Pensamentos de Clarice Lispector
Sou cheio de muito amor e é isso o que certamente me dá uma grandeza.
Mas de mim depende eu vir livremente a ser o que fatalmente sou. Sou dona de minha fatalidade e, se eu decidir não cumpri-la, ficarei fora de minha natureza especificamente viva. Mas se eu cumprir meu núcleo neutro e vivo, então, dentro de minha espécie, estarei sendo especificamente humana.
Não estou à altura de imaginar uma pessoa inteira porque não sou uma pessoa inteira.
Eu bem que me controlo, mas sou tão sensível.
Sou muito mais lunar que solar.
Tenho medo de revelar de quanto preciso e de como sou pobre.
Que importa o sentido? O sentido sou eu.
Sou uma árvore que arde com duro prazer. Só uma doçura me possui: a conivência com o mundo.
É curioso como não sei dizer quem sou. Quer dizer, sei-o bem, mas não posso dizer.
É que só sei ser impossível, não sei mais nada. Que é que eu faço para conseguir ser possível?
De nada sei. Que se há de fazer com a verdade de que todo mundo é um pouco triste e um pouco só.
Alguns, bem sei, já até me disseram, me acham perigosa, Mas também sou inocente. (...) Sei, e talvez só eu e alguns saibam, que se tenho perigo tenho também uma pureza. E ela só é perigosa para quem tem perigo dentro de si. (...) Às vezes a raiz do que é ruim é uma pureza que não pôde ser.
Não sei como se faz outra cara. Mas é só na cara que sou triste porque por dentro eu só até alegre. É tão bom viver, não é?
Agora sei: sou só. Eu e minha liberdade que não sei usar. Grande responsabilidade da solidão. Quem não é perdido não conhece a liberdade e não a ama.
Sou inquieta, ciumenta, áspera, desesperançosa. Embora amor dentro de mim eu tenha. Só que não sei usar amor: às vezes parecem farpas.
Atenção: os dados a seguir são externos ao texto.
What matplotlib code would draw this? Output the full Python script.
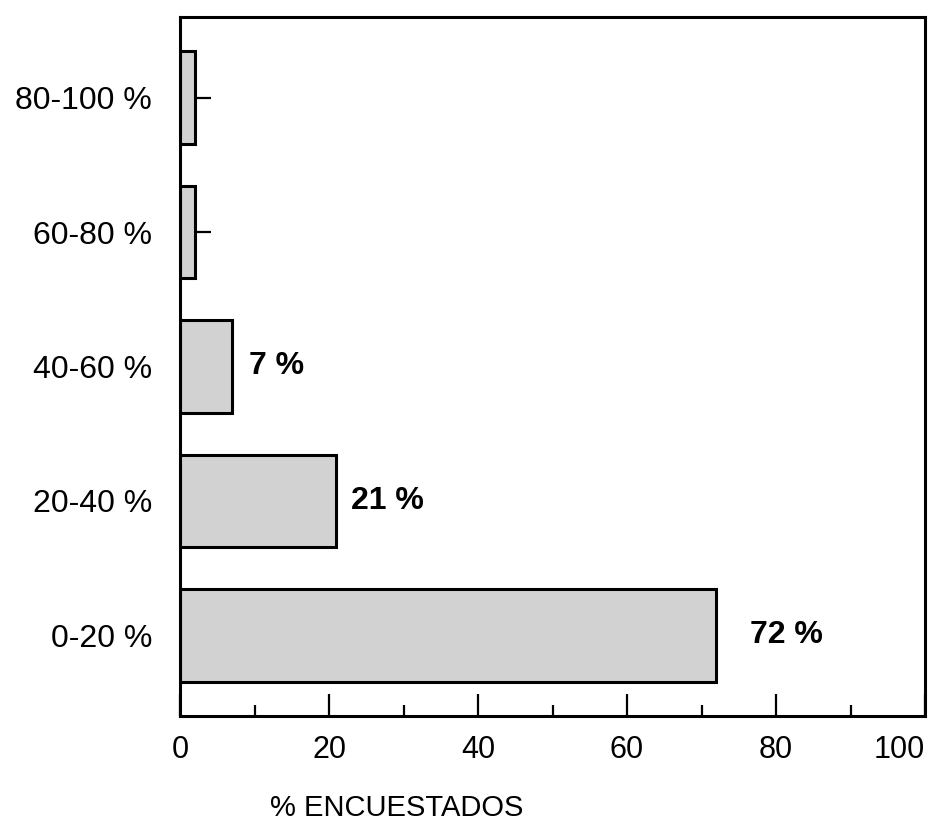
import matplotlib.pyplot as plt
import numpy as np

# Data
categories = ["0-20 %", "20-40 %", "40-60 %", "60-80 %", "80-100 %"]
values = [72, 21, 7, 2, 2]
value_labels = ["72 %", "21 %", "7 %", "", ""]
label_offsets = [4.5, 2.0, 2.3, 0, 0]

plt.rcParams["font.family"] = ["Liberation Sans", "DejaVu Sans"]

fig = plt.figure(figsize=(9.31, 8.24), dpi=100)
ax = fig.add_axes([180/931, 1 - 716/824, 745/931, 699/824])

ypos = np.arange(len(categories))
ax.barh(ypos, values, height=0.69, color="#d2d2d2", edgecolor="black",
        linewidth=2.2, zorder=2)

for y, v, lab, off in zip(ypos, values, value_labels, label_offsets):
  if lab:
    ax.text(v + off, y, lab, fontsize=23, fontweight="bold", va="center",
            ha="left", zorder=3)

ax.set_xlim(0, 100)
ax.set_ylim(-0.6, 4.6)

ax.set_yticks(ypos)
ax.set_yticklabels(categories, fontsize=23)
ax.set_xticks([0, 20, 40, 60, 80, 100])
ax.set_xticks([10, 30, 50, 70, 90], minor=True)
ax.tick_params(axis="x", which="major", direction="in", length=16, width=1.6,
               pad=14, labelsize=22)
ax.tick_params(axis="x", which="minor", direction="in", length=8, width=1.6)
ax.tick_params(axis="y", which="major", direction="in", length=22, width=1.6,
               pad=20, labelsize=23)
for tick in ax.yaxis.get_major_ticks():
  tick.tick1line.set_zorder(4)
# the scan shows the tick labels a little to the right; keep "100" inside
xlabels = ax.get_xticklabels()
xlabels[-1].set_horizontalalignment("right")

for sp in ax.spines.values():
  sp.set_linewidth(2.2)

ax.set_xlabel("% ENCUESTADOS", fontsize=21)
ax.xaxis.set_label_coords((397 - 180) / 745, -0.112)

fig.savefig("out.png", dpi=100)
plt.close(fig)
O que sou então? Sou uma pessoa que tem um coração que por vezes percebe, sou uma pessoa que pretendeu pôr em palavras um mundo ininteligível e um mundo impalpável. Sobretudo uma pessoa cujo coração bate de alegria levíssima quando consegue em uma frase dizer alguma coisa sobre a vida humana ou animal.